(Entries with chart source code)
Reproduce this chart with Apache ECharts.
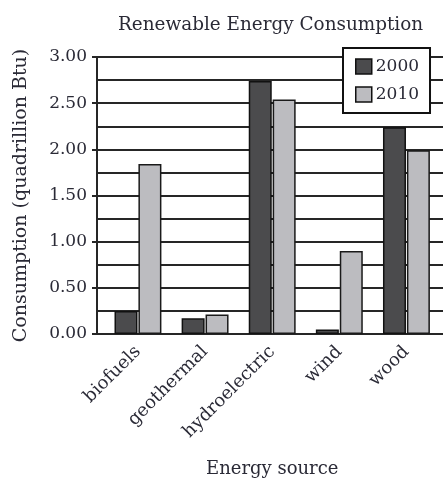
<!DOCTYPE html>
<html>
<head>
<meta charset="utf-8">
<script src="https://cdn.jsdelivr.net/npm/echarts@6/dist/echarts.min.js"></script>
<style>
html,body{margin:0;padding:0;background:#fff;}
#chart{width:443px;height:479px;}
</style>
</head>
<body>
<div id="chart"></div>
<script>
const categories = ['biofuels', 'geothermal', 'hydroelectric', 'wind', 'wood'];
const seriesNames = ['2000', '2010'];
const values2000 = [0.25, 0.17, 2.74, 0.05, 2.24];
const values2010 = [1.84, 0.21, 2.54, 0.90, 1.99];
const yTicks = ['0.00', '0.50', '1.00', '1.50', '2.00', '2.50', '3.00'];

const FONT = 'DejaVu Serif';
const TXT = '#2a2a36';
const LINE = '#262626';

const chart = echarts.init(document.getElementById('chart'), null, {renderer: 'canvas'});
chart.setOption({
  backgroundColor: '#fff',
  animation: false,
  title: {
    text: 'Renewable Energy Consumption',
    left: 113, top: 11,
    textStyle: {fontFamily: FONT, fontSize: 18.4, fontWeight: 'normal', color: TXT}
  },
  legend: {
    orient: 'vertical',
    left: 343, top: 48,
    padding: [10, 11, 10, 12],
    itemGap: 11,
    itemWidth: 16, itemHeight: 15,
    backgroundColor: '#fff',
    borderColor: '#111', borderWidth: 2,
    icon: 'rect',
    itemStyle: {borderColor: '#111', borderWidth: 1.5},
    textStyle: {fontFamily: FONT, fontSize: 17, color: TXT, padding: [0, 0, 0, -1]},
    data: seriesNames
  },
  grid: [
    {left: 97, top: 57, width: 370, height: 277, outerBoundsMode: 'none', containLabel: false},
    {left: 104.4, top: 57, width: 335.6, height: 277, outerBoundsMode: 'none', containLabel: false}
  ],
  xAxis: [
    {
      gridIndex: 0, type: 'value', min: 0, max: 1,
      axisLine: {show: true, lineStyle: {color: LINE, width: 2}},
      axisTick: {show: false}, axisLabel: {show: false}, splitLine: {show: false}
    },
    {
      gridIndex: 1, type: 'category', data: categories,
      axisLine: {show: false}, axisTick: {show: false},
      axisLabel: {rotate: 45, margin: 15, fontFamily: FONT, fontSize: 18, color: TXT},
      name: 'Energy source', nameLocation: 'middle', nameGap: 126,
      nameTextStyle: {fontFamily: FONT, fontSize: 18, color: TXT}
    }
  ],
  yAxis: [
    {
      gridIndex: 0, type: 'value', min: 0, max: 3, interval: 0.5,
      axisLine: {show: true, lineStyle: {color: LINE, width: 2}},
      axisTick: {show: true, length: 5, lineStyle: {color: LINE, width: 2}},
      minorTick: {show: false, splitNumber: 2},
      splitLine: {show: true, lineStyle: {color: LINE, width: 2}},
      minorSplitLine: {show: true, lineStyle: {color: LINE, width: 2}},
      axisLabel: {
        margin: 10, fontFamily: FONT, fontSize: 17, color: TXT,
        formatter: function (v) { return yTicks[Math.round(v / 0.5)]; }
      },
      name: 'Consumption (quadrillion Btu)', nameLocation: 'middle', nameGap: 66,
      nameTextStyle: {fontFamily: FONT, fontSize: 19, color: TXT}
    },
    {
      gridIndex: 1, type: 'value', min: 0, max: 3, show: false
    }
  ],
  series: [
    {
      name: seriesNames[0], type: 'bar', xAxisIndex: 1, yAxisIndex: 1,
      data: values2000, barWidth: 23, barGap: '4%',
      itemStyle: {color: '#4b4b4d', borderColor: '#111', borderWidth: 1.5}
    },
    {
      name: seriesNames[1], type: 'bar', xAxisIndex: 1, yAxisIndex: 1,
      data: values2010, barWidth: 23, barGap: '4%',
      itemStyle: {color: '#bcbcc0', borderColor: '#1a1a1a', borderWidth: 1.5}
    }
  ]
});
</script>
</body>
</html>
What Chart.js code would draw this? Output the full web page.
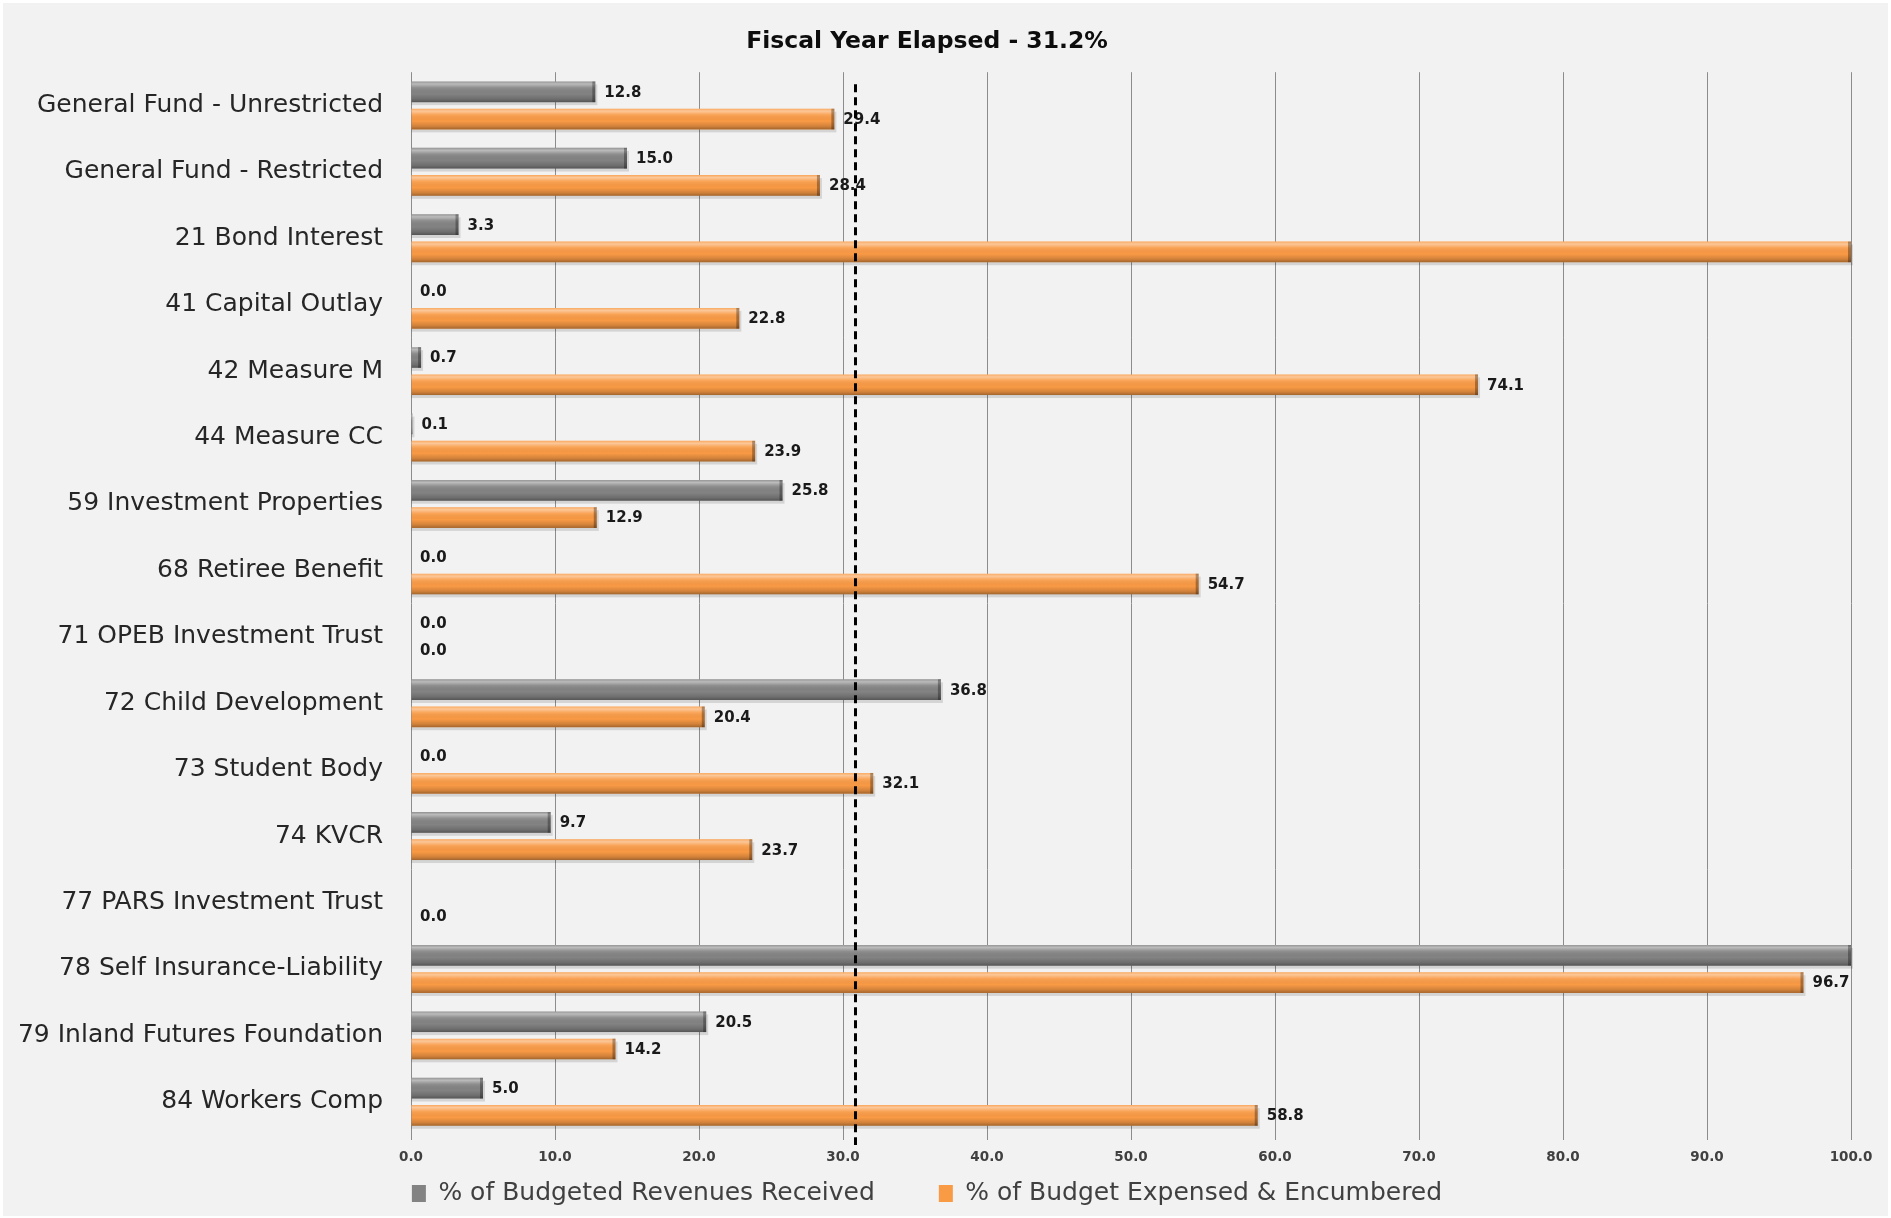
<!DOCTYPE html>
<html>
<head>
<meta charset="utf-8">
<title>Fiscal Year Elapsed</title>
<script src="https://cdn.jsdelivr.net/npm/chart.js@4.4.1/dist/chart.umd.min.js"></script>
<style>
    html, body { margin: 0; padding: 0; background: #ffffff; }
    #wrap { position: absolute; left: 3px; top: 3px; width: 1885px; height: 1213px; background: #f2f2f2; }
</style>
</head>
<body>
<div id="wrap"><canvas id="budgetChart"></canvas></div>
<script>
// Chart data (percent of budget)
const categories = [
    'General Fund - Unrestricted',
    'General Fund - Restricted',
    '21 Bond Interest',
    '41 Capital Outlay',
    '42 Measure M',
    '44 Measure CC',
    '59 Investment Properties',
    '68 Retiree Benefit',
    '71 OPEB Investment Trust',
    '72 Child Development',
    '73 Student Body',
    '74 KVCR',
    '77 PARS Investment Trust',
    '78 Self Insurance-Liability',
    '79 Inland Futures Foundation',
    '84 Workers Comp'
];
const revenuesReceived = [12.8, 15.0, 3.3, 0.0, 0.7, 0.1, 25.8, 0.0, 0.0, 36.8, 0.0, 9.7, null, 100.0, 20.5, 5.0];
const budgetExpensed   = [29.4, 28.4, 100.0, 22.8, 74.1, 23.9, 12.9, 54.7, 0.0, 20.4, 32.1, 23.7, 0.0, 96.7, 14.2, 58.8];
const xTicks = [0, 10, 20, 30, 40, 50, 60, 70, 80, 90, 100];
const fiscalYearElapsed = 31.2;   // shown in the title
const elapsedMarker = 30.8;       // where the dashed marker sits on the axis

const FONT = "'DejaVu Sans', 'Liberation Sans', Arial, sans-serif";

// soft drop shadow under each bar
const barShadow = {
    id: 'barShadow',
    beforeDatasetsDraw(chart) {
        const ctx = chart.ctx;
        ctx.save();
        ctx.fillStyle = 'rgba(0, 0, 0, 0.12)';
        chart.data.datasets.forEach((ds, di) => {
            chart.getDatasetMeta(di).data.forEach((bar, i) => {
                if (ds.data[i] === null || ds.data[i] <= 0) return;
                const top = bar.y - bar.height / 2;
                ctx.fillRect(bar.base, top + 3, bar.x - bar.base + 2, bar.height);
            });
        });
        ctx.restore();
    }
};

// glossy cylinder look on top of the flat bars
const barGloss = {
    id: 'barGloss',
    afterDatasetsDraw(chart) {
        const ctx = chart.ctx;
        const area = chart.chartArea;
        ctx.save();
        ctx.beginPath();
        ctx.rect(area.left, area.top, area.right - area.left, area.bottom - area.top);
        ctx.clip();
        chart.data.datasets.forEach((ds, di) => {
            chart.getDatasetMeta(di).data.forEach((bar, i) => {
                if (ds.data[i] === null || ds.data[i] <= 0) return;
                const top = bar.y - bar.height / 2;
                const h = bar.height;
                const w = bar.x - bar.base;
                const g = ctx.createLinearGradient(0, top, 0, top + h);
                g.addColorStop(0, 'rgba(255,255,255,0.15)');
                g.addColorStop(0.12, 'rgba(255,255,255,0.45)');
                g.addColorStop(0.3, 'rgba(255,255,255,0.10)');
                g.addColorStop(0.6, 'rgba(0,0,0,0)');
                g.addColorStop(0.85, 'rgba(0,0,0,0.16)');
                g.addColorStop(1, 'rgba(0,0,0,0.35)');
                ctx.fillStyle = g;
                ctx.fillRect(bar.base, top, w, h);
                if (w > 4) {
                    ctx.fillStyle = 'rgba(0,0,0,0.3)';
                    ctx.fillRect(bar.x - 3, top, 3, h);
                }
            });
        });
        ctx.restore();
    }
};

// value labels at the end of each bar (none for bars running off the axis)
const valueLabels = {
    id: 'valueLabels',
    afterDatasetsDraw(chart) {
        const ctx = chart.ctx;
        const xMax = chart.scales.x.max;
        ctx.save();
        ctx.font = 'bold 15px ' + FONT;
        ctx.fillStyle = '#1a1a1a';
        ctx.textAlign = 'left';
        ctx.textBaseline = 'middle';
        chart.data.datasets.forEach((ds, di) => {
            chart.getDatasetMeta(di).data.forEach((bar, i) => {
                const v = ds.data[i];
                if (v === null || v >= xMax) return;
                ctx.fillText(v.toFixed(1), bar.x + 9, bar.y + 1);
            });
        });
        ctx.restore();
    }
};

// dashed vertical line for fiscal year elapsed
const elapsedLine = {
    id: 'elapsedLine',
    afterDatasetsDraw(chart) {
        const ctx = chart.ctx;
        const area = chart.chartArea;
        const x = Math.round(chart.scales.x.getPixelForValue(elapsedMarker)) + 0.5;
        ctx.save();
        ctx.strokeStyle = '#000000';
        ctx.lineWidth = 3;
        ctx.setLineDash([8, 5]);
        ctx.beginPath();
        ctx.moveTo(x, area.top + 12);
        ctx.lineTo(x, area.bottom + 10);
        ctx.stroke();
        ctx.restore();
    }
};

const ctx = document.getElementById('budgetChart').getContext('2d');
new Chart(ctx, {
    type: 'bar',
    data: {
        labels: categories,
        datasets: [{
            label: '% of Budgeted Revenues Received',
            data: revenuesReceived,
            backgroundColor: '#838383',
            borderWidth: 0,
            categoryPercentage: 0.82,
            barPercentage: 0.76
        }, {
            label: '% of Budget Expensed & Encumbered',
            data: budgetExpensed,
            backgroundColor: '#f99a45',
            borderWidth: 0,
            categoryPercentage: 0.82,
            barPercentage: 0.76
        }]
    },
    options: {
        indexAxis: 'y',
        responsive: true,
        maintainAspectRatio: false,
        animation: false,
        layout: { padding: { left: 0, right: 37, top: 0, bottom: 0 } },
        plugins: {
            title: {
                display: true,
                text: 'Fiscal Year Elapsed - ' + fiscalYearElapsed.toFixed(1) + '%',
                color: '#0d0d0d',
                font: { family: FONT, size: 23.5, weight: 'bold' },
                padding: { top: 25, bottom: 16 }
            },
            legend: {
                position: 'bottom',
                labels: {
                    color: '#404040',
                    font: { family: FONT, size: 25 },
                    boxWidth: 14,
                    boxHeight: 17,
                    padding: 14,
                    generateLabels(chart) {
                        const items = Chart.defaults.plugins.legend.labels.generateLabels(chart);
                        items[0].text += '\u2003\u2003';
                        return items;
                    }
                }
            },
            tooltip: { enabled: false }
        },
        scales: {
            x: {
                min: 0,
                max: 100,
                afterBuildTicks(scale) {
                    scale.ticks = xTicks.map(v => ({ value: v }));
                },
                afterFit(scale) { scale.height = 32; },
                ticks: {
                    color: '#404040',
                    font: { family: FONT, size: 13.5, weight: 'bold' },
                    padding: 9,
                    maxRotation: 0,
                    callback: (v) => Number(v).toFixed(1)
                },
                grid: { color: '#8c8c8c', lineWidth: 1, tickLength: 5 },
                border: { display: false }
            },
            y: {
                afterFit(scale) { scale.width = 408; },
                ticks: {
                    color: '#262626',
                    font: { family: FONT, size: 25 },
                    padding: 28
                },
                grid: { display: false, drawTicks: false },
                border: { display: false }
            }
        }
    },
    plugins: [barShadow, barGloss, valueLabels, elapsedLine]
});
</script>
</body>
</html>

> **Goal**:
Repeat, exactly and in full, each line from the start of the data to the line that contains "const LINE = '#262626';". Pictures do not go in.

> **The output**:
Reproduce this chart with Apache ECharts.
<!DOCTYPE html>
<html>
<head>
<meta charset="utf-8">
<script src="https://cdn.jsdelivr.net/npm/echarts@6/dist/echarts.min.js"></script>
<style>
html,body{margin:0;padding:0;background:#fff;}
#chart{width:443px;height:479px;}
</style>
</head>
<body>
<div id="chart"></div>
<script>
const categories = ['biofuels', 'geothermal', 'hydroelectric', 'wind', 'wood'];
const seriesNames = ['2000', '2010'];
const values2000 = [0.25, 0.17, 2.74, 0.05, 2.24];
const values2010 = [1.84, 0.21, 2.54, 0.90, 1.99];
const yTicks = ['0.00', '0.50', '1.00', '1.50', '2.00', '2.50', '3.00'];

const FONT = 'DejaVu Serif';
const TXT = '#2a2a36';
const LINE = '#262626';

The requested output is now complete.